## Given instruction
Tally up the lines where the string "Rebuild" appears; reply with the number only.

## Source material
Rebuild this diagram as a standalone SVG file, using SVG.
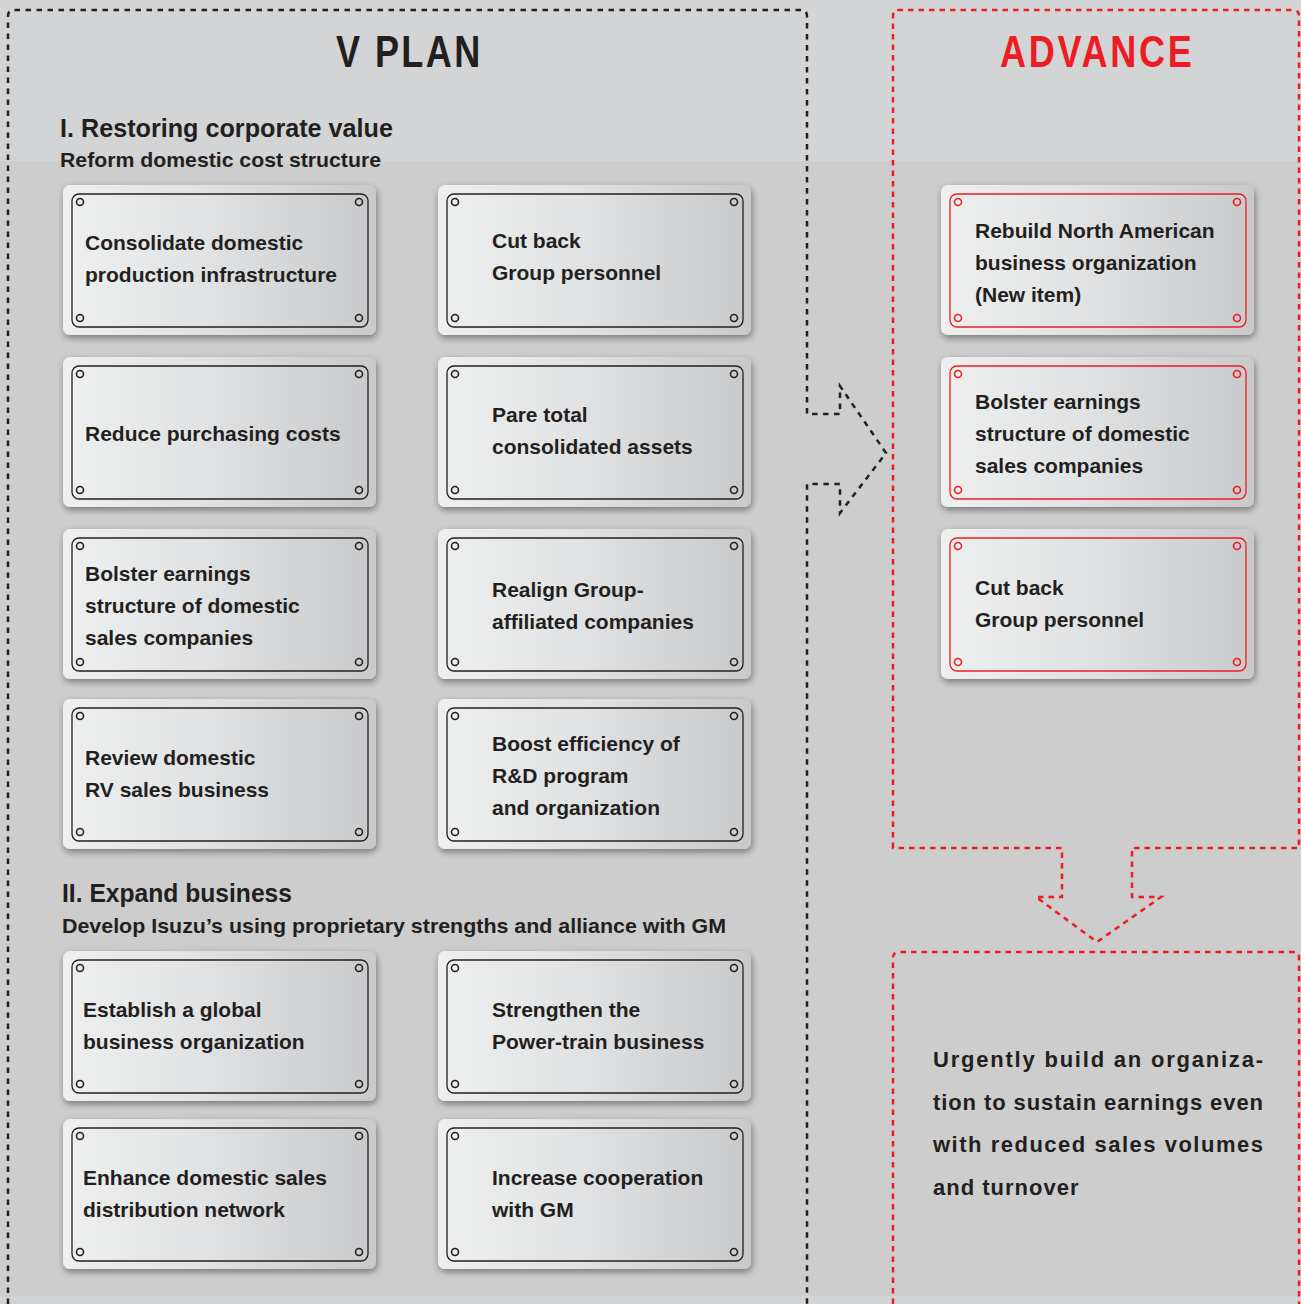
<svg xmlns="http://www.w3.org/2000/svg" width="1301" height="1304" viewBox="0 0 1301 1304">
<defs>
<linearGradient id="plateGrad" x1="0" y1="0" x2="1" y2="0">
<stop offset="0" stop-color="#eeefef"/>
<stop offset="0.45" stop-color="#e1e2e3"/>
<stop offset="1" stop-color="#c8c9cb"/>
</linearGradient>
<filter id="shadow" x="-10%" y="-10%" width="125%" height="130%">
<feDropShadow dx="1" dy="3" stdDeviation="3.5" flood-color="#000" flood-opacity="0.42"/>
</filter>
<style>
.plate{fill:url(#plateGrad);filter:url(#shadow);}
.inner{fill:none;stroke:#231f20;stroke-width:1.3;}
.hole{fill:none;stroke:#231f20;stroke-width:1.6;}
.adv .inner,.adv .hole{stroke:#ed1c24;}
.t{font-family:"Liberation Sans",Arial,sans-serif;font-weight:bold;font-size:21px;fill:#231f20;}
.h1{font-family:"Liberation Sans",Arial,sans-serif;font-weight:bold;font-size:25px;fill:#231f20;}
.h2{font-family:"Liberation Sans",Arial,sans-serif;font-weight:bold;font-size:21px;fill:#231f20;}
.title{font-family:"Liberation Sans",Arial,sans-serif;font-weight:bold;font-size:44px;}
.out{font-family:"Liberation Sans",Arial,sans-serif;font-weight:bold;font-size:22px;letter-spacing:1px;fill:#231f20;}
.blk{fill:none;stroke:#231f20;stroke-width:2.5;stroke-dasharray:5.5 5.5;}
.red{fill:none;stroke:#ed1c24;stroke-width:2.5;stroke-dasharray:5.5 5;}
</style>
<g id="card">
<rect class="plate" x="0" y="0" width="313" height="150" rx="7"/>
<rect class="inner" x="9" y="9" width="296" height="133" rx="7"/>
<circle class="hole" cx="17" cy="17" r="3.5"/>
<circle class="hole" cx="296" cy="17" r="3.5"/>
<circle class="hole" cx="17" cy="133" r="3.5"/>
<circle class="hole" cx="296" cy="133" r="3.5"/>
</g>
</defs>

<!-- background -->
<rect x="0" y="0" width="1301" height="1304" fill="#d3d4d6"/>
<rect x="0" y="161" width="1301" height="1135" fill="#cdcdcd"/>

<!-- frames and arrows -->
<g id="connectors">
<path class="blk" d="M8,1304 V16 Q8,10 14,10 H801 Q807,10 807,16 V414 H840 V386 L886,453 L840,513 V484 H807 V1304"/>
<path class="red" d="M893,848 V16 Q893,10 899,10 H1293 Q1299,10 1299,16 V848 H1132 V897 H1161 L1097,942 L1036,897 H1062 V848 Z"/>
<path class="red" d="M893,1304 V958 Q893,952 899,952 H1293 Q1299,952 1299,958 V1304"/>
</g>

<!-- titles -->
<g id="vplan-title" transform="translate(336,67) scale(0.82,1)">
<text class="title" x="0" y="0" fill="#231f20" textLength="176" lengthAdjust="spacing">V PLAN</text>
</g>
<g id="advance-title" transform="translate(1000,67) scale(0.82,1)">
<text class="title" x="0" y="0" fill="#ed1c24" textLength="234" lengthAdjust="spacing">ADVANCE</text>
</g>

<g id="section1-heading">
<text class="h1" x="60" y="137" textLength="333" lengthAdjust="spacingAndGlyphs">I. Restoring corporate value</text>
<text class="h2" x="60" y="167" textLength="321" lengthAdjust="spacingAndGlyphs">Reform domestic cost structure</text>
</g>
<g id="section2-heading">
<text class="h1" x="62" y="902" textLength="230" lengthAdjust="spacingAndGlyphs">II. Expand business</text>
<text class="h2" x="62" y="933" textLength="664" lengthAdjust="spacingAndGlyphs">Develop Isuzu’s using proprietary strengths and alliance with GM</text>
</g>

<!-- V PLAN cards -->
<g id="n-consolidate" transform="translate(63,185)">
<use href="#card"/>
<text class="t" x="22" y="65">Consolidate domestic</text>
<text class="t" x="22" y="97">production infrastructure</text>
</g>
<g id="n-cutback" transform="translate(438,185)">
<use href="#card"/>
<text class="t" x="54" y="63">Cut back</text>
<text class="t" x="54" y="95">Group personnel</text>
</g>
<g id="n-purchasing" transform="translate(63,357)">
<use href="#card"/>
<text class="t" x="22" y="84">Reduce purchasing costs</text>
</g>
<g id="n-assets" transform="translate(438,357)">
<use href="#card"/>
<text class="t" x="54" y="65">Pare total</text>
<text class="t" x="54" y="97">consolidated assets</text>
</g>
<g id="n-bolster" transform="translate(63,529)">
<use href="#card"/>
<text class="t" x="22" y="52">Bolster earnings</text>
<text class="t" x="22" y="84">structure of domestic</text>
<text class="t" x="22" y="116">sales companies</text>
</g>
<g id="n-realign" transform="translate(438,529)">
<use href="#card"/>
<text class="t" x="54" y="68">Realign Group-</text>
<text class="t" x="54" y="100">affiliated companies</text>
</g>
<g id="n-rv" transform="translate(63,699)">
<use href="#card"/>
<text class="t" x="22" y="66">Review domestic</text>
<text class="t" x="22" y="98">RV sales business</text>
</g>
<g id="n-rnd" transform="translate(438,699)">
<use href="#card"/>
<text class="t" x="54" y="52">Boost efficiency of</text>
<text class="t" x="54" y="84">R&amp;D program</text>
<text class="t" x="54" y="116">and organization</text>
</g>
<g id="n-global" transform="translate(63,951)">
<use href="#card"/>
<text class="t" x="20" y="66">Establish a global</text>
<text class="t" x="20" y="98">business organization</text>
</g>
<g id="n-powertrain" transform="translate(438,951)">
<use href="#card"/>
<text class="t" x="54" y="66">Strengthen the</text>
<text class="t" x="54" y="98">Power-train business</text>
</g>
<g id="n-distribution" transform="translate(63,1119)">
<use href="#card"/>
<text class="t" x="20" y="66">Enhance domestic sales</text>
<text class="t" x="20" y="98">distribution network</text>
</g>
<g id="n-gm" transform="translate(438,1119)">
<use href="#card"/>
<text class="t" x="54" y="66">Increase cooperation</text>
<text class="t" x="54" y="98">with GM</text>
</g>

<!-- ADVANCE cards -->
<g id="a-northamerica" class="adv" transform="translate(941,185)">
<rect class="plate" x="0" y="0" width="313" height="150" rx="7"/>
<rect class="inner" x="9" y="9" width="296" height="133" rx="7"/>
<circle class="hole" cx="17" cy="17" r="3.5"/><circle class="hole" cx="296" cy="17" r="3.5"/>
<circle class="hole" cx="17" cy="133" r="3.5"/><circle class="hole" cx="296" cy="133" r="3.5"/>
<text class="t" x="34" y="53">Rebuild North American</text>
<text class="t" x="34" y="85">business organization</text>
<text class="t" x="34" y="117">(New item)</text>
</g>
<g id="a-bolster" class="adv" transform="translate(941,357)">
<rect class="plate" x="0" y="0" width="313" height="150" rx="7"/>
<rect class="inner" x="9" y="9" width="296" height="133" rx="7"/>
<circle class="hole" cx="17" cy="17" r="3.5"/><circle class="hole" cx="296" cy="17" r="3.5"/>
<circle class="hole" cx="17" cy="133" r="3.5"/><circle class="hole" cx="296" cy="133" r="3.5"/>
<text class="t" x="34" y="52">Bolster earnings</text>
<text class="t" x="34" y="84">structure of domestic</text>
<text class="t" x="34" y="116">sales companies</text>
</g>
<g id="a-cutback" class="adv" transform="translate(941,529)">
<rect class="plate" x="0" y="0" width="313" height="150" rx="7"/>
<rect class="inner" x="9" y="9" width="296" height="133" rx="7"/>
<circle class="hole" cx="17" cy="17" r="3.5"/><circle class="hole" cx="296" cy="17" r="3.5"/>
<circle class="hole" cx="17" cy="133" r="3.5"/><circle class="hole" cx="296" cy="133" r="3.5"/>
<text class="t" x="34" y="66">Cut back</text>
<text class="t" x="34" y="98">Group personnel</text>
</g>

<!-- outcome -->
<g id="outcome">
<text class="out" x="933" y="1067" textLength="331">Urgently build an organiza-</text>
<text class="out" x="933" y="1110" textLength="331">tion to sustain earnings even</text>
<text class="out" x="933" y="1152" textLength="331">with reduced sales volumes</text>
<text class="out" x="933" y="1195">and turnover</text>
</g>
</svg>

## Exercise output
2